Non solo; il vecchio, che pare aver smarrito ogni traccia di lucidità, ha intrapreso una lotta senza requie contro i compagni di Aneris, che ogni notte assaltano inesorabilmente le mura della torre, attratti dal canto da lei emesso. Il marcato squilibrio del suddetto, che obbliga anche il nuovo arrivato ad unirsi a lui nello sterminio della sconosciuta specie marina, porta come prevedibile a un tragico epilogo …
Singolare incrocio tra le più svariate suggestioni, in Cold Skin – La creatura di Atlantide centrale è la psicologia dei protagonisti, in particolare quella di Gruner, figura enigmatica e oscura che nella sua pazzia arriva perfino all’autodistruzione, ricordando l’Achab di Moby Dick. Il dialogo/ scontro di quest’ultimo con il nuovo arrivato risulta l’epicentro di tutto lo svolgimento, che discende lentamente nelle tenebre di una contorta e maniacale psiche umana. Si tratta di un ritratto ambiguo, come ambiguo è lo status quo, la tesissima situazione con gli abitanti dei mari limitrofi che è degenerata in una sanguinosa battaglia, di cui sono lasciati volutamente nebulosi i contorni e i pregressi.
Secondo l’uomo è infatti la violenza degli autoctoni contro l’invasore ad aver scatenato la sua risposta, ma la sua furia omicida, che potrebbe avere radici diverse, fa immediatamente riflettere sugli orrori di un colonialismo barbaro, come quello dei conquistadores in America, che decimarono interi popoli. Fiabesco allora forse in superficie, lo stratificato e multiforme materiale originario sottolinea la crudeltà dell’uomo verso gli indigeni o la Natura, tradotto dalla bestialità di Gruner, resa perfettamente dall’interpretazione di Stevenson, che mai ricade in semplicistiche steriotipizzazioni.

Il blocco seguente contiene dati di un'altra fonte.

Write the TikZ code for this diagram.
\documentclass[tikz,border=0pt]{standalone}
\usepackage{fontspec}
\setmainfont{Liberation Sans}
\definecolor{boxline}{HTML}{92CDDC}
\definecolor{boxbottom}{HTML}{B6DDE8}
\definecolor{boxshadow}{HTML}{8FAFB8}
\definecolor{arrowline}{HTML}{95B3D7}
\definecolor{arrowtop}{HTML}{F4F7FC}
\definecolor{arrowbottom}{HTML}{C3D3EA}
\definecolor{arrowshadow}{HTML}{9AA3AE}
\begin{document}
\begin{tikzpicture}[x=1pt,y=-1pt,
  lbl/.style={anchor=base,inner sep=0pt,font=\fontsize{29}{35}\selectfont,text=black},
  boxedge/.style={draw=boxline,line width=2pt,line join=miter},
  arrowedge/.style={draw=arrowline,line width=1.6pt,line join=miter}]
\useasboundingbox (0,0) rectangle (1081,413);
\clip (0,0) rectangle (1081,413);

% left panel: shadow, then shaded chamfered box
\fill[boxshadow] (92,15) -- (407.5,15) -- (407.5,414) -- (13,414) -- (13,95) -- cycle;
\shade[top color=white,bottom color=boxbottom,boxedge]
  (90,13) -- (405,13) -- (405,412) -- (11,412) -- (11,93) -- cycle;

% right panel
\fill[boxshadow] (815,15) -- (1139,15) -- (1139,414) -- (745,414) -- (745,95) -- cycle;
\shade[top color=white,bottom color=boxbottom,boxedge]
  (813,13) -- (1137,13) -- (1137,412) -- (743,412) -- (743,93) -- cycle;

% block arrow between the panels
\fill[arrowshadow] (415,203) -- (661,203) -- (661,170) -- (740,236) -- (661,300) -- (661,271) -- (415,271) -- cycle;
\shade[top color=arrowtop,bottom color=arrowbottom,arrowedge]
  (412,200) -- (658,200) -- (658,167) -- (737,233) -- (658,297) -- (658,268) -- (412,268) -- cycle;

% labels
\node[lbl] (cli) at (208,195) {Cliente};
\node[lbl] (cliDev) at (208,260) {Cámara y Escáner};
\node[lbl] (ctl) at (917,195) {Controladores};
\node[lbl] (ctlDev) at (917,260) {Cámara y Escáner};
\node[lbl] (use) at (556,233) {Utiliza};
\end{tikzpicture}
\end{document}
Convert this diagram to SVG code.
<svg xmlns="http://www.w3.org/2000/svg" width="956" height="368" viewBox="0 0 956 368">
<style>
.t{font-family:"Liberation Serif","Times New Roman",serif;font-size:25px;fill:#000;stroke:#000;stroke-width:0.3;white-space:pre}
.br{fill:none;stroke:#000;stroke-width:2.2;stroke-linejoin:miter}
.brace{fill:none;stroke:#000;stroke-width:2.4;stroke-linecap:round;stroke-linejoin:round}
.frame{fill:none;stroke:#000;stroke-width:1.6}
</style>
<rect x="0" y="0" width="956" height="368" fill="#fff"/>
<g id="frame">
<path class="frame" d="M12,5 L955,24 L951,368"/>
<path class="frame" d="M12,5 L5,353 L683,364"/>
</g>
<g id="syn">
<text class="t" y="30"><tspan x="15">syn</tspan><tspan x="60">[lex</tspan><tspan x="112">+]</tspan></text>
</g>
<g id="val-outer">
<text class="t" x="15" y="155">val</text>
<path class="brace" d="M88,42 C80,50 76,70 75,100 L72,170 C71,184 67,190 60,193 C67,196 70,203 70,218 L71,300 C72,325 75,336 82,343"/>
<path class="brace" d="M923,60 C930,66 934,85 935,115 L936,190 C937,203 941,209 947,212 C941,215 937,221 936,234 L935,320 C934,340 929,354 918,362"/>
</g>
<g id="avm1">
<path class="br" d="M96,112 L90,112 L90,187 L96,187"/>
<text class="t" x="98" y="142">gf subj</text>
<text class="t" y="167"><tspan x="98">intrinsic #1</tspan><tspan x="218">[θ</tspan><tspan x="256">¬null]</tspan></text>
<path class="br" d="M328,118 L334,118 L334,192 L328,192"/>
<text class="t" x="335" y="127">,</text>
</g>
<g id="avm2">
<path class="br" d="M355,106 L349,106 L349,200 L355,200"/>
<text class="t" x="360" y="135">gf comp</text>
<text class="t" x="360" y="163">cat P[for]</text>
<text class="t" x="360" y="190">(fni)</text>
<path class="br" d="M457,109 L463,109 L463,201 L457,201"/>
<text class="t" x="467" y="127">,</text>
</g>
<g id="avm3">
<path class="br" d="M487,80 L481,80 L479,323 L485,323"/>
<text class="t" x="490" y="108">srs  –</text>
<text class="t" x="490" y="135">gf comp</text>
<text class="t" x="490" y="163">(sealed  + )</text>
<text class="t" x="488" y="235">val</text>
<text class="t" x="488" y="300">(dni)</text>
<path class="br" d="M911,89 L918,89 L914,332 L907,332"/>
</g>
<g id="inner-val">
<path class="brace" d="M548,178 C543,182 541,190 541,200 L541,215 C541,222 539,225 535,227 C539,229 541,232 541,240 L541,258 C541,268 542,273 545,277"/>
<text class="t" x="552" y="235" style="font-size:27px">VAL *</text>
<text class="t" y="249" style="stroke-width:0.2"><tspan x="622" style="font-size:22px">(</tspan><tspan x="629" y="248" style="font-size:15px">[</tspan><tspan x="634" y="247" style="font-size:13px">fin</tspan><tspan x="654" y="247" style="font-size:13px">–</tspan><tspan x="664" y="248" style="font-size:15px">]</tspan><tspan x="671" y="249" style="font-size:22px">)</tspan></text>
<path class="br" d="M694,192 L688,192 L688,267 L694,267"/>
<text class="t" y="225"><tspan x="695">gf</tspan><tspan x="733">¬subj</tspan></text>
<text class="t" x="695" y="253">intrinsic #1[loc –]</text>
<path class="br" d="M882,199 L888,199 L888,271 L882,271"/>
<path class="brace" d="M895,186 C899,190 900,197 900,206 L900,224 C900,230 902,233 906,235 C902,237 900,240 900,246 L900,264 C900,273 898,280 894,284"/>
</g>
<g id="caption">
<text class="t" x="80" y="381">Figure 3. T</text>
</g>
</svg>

Il soffermarsi tanto sulla componente paesaggistica s’inserisce d’altra parte nel più generale discorso di melvilliana memoria sullo scontro tra uomo e natura.

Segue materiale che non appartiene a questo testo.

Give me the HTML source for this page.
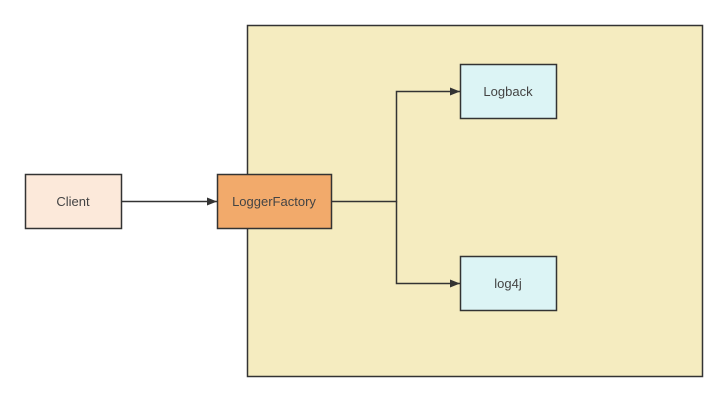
<!DOCTYPE html>
<html><head><style>body{margin:0;background:#fff}</style></head><body>
<svg width="727" height="401" xmlns="http://www.w3.org/2000/svg" font-family="'Liberation Sans',sans-serif" font-size="13" fill="#333">
<defs><marker id="a" markerWidth="10" markerHeight="8" refX="10" refY="4" orient="auto" markerUnits="userSpaceOnUse"><path d="M0,0L10,4L0,8z" fill="#333"/></marker></defs>
<rect x="247.5" y="25.5" width="455" height="351" fill="#f5ecc0" stroke="#333" stroke-width="1.5"/>
<rect x="25.5" y="174.5" width="96" height="54" fill="#fce9da" stroke="#333" stroke-width="1.5"/>
<rect x="217.5" y="174.5" width="114" height="54" fill="#f2aa6b" stroke="#333" stroke-width="1.5"/>
<rect x="460.5" y="64.5" width="96" height="54" fill="#dcf4f5" stroke="#333" stroke-width="1.5"/>
<rect x="460.5" y="256.5" width="96" height="54" fill="#dcf4f5" stroke="#333" stroke-width="1.5"/>
<g fill="none" stroke="#333" stroke-width="1.5">
<path d="M121.5,201.5H217" marker-end="url(#a)"/>
<path d="M331.5,201.5H396.5V91.5H460" marker-end="url(#a)"/>
<path d="M396.5,201.5V283.5H460" marker-end="url(#a)"/>
</g>
<g text-anchor="middle" fill="#444">
<text x="73" y="206">Client</text>
<text x="274" y="206">LoggerFactory</text>
<text x="508" y="96">Logback</text>
<text x="508" y="288">log4j</text>
</g>
</svg>
</body></html>
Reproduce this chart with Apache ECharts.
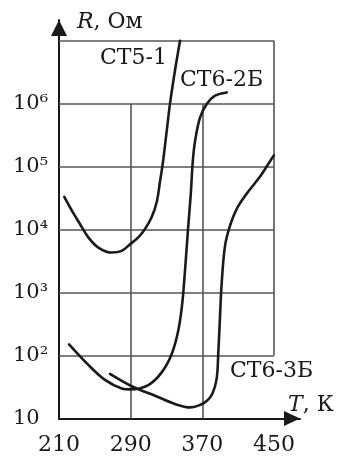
<!DOCTYPE html>
<html>
<head>
<meta charset="utf-8">
<script src="https://cdn.jsdelivr.net/npm/echarts@6/dist/echarts.min.js"></script>
<style>
html,body{margin:0;padding:0;background:#fff;}
#chart{width:338px;height:463px;}
</style>
</head>
<body>
<div id="chart"></div>
<script>
// Tick values and labels
const xTicks = [210, 290, 370, 450];
const yTicks = [10, 100, 1000, 10000, 100000, 1000000];
const yTickLabels = ['10', '10²', '10³', '10⁴', '10⁵', '10⁶'];
const hGridValues = [100, 1000, 10000, 100000, 1000000, 10000000];
const vGridInner = [290, 370];

// Curve СТ5-1
const ct51T = [215.9, 224.2, 233.4, 242.7, 253.9, 268.8, 280.0, 289.3, 298.5, 306.0, 313.5, 319.1, 322.7, 326.1, 330.2, 333.9, 339.5, 345.1];
const ct51R = [33000, 20200, 12300, 7520, 5190, 4320, 4590, 5860, 7520, 10240, 15800, 27500, 57500, 120000, 366000, 1000000, 3400000, 10000000];

// Curve СТ6-2Б
const ct62T = [221.2, 242.7, 261.3, 280.0, 289.3, 309.7, 324.6, 335.8, 343.2, 347.6, 351.3, 354.0, 357.0, 359.3, 361.8, 367.4, 374.9, 384.1, 397.2];
const ct62R = [150, 71, 41, 30, 29, 34, 54, 106, 252, 678, 2980, 10200, 35200, 120000, 252000, 600000, 986000, 1340000, 1510000];

// Curve СТ6-3Б
const ct63T = [266.9, 291.2, 317.2, 339.5, 356.2, 365.5, 374.9, 381.3, 386.0, 387.8, 389.7, 391.6, 395.3, 400.9, 408.4, 419.5, 434.2, 445.4, 449.9];
const ct63R = [51, 32.5, 23, 17, 15, 16, 19, 25, 43, 110, 414, 1420, 5530, 11600, 21400, 37300, 69000, 121000, 151000];

const curveNames = ['СТ5-1', 'СТ6-2Б', 'СТ6-3Б'];

const FONT = 'DejaVu Serif';
const INK = '#1a1a1a';
const GRID = '#555';

function pairs(xs, ys) { return xs.map((x, i) => [x, ys[i]]); }

const gridLines = [];
hGridValues.forEach(v => gridLines.push([{coord: [xTicks[0], v]}, {coord: [xTicks[xTicks.length - 1], v]}]));
vGridInner.forEach(v => gridLines.push([{coord: [v, yTicks[0]]}, {coord: [v, 1000000]}]));
gridLines.push([{coord: [450, 100]}, {coord: [450, 10000000]}]);

function curve(name, xs, ys) {
  return {
    name: name, type: 'line', data: pairs(xs, ys), showSymbol: false,
    smooth: 0.35, z: 5,
    lineStyle: {color: INK, width: 2.6, cap: 'round', join: 'round'}, silent: true
  };
}

const chart = echarts.init(document.getElementById('chart'), null, {renderer: 'canvas'});
chart.setOption({
  animation: false,
  backgroundColor: '#fff',
  grid: {left: 59, right: 38, top: 20, bottom: 44.5, containLabel: false},
  xAxis: {
    type: 'value', min: 210, max: 479,
    axisLine: {show: true, lineStyle: {color: INK, width: 2}, symbol: ['none', 'triangle'], symbolSize: [15, 16], symbolOffset: [0, -8]},
    axisTick: {show: false},
    splitLine: {show: false},
    axisLabel: {customValues: xTicks, margin: 16, fontFamily: FONT, fontSize: 22, color: INK}
  },
  yAxis: {
    type: 'log', logBase: 10, min: 10, max: 2.134e7, interval: 1,
    axisLine: {show: true, lineStyle: {color: INK, width: 2}, symbol: ['none', 'triangle'], symbolSize: [16, 16], symbolOffset: [0, -8]},
    axisTick: {show: false},
    splitLine: {show: false},
    axisLabel: {
      margin: 46, align: 'left', fontFamily: FONT, fontSize: 21, color: INK,
      formatter: function (v) {
        for (let i = 0; i < yTicks.length; i++) {
          if (Math.abs(Math.log10(v) - Math.log10(yTicks[i])) < 1e-6) return yTickLabels[i];
        }
        return '';
      }
    }
  },
  graphic: [
    {type: 'text', x: 77, y: 22, style: {text: '{i|R}, Ом', rich: {i: {fontStyle: 'italic', fontFamily: FONT, fontSize: 22, fill: INK}}, fontFamily: FONT, fontSize: 22, fill: INK, verticalAlign: 'middle'}},
    {type: 'text', x: 288, y: 405, style: {text: '{i|T}, К', rich: {i: {fontStyle: 'italic', fontFamily: FONT, fontSize: 22, fill: INK}}, fontFamily: FONT, fontSize: 22, fill: INK, verticalAlign: 'middle'}},
    {type: 'text', x: 100, y: 58, style: {text: curveNames[0], fontFamily: FONT, fontSize: 22, fill: INK, verticalAlign: 'middle'}},
    {type: 'text', x: 180, y: 80, style: {text: curveNames[1], fontFamily: FONT, fontSize: 22, fill: INK, verticalAlign: 'middle'}},
    {type: 'text', x: 230, y: 371, style: {text: curveNames[2], fontFamily: FONT, fontSize: 22, fill: INK, verticalAlign: 'middle'}}
  ],
  series: [
    {
      type: 'line', data: [], silent: true, z: 1,
      markLine: {silent: true, symbol: ['none', 'none'], label: {show: false}, animation: false,
        lineStyle: {color: GRID, width: 1.6, type: 'solid'}, emphasis: {disabled: true}, data: gridLines}
    },
    curve(curveNames[0], ct51T, ct51R),
    curve(curveNames[1], ct62T, ct62R),
    curve(curveNames[2], ct63T, ct63R)
  ]
});
</script>
</body>
</html>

Non solo gli esterni diurni, anche le scene notturne degli assalti brillano per visionarietà e maestria nella realizzazione: ripresa dall’alto vediamo la sottostante costa ripida e rocciosa immersa nell’oscurità, poi il raggio circolare e discontinuo emesso dal faro e la luce del razzo lanciato in aria la illuminano e emergono dalle tenebre le sagome di un infinito stuolo di creature, che s’inerpicano minacciosamente poggiando su quattro e due arti, infine salgono le pendici, mantenute nella penombra, dell’edificio turriforme, per assaltare in ultimo i due che lo presidiano con foga ferina.
Il creature design è peraltro ugualmente accattivante, regalandoci un incrocio tra uomo e anfibio dal colore verdastro e dai lineamenti smussati e familiari, che riporta alla mente i Na’vi di Avatar (con cui condivide una certa critica ecologista) e il dio fluviale di La Forma dell’Acqua.
In particolare è palese il debito con quest’ultimo, di cui è ripresa la claustrofobica convivenza di due sconosciuti per l’appunto in un faro, nonché l’insania del primo arrivato, reso pazzo dal lungo isolamento. Si risente di conseguenza della confusione di plurime fonti anche nella resa su pellicola, che finisce per oscillare tra dramma, horror, fantastico e amoroso, senza però approfondire o portare a compimento nulla.
Prodotto strano e poco definibile da categorie ben determinate, Cold Skin – La Creatura Di Atlantide è tuttavia nel complesso un lavoro riuscito, soprattutto grazie all’immaginario che Gens è capace di concretizzare e per le ottima performance del trio di protagonisti, Oakes, Stevenson e la Garrido.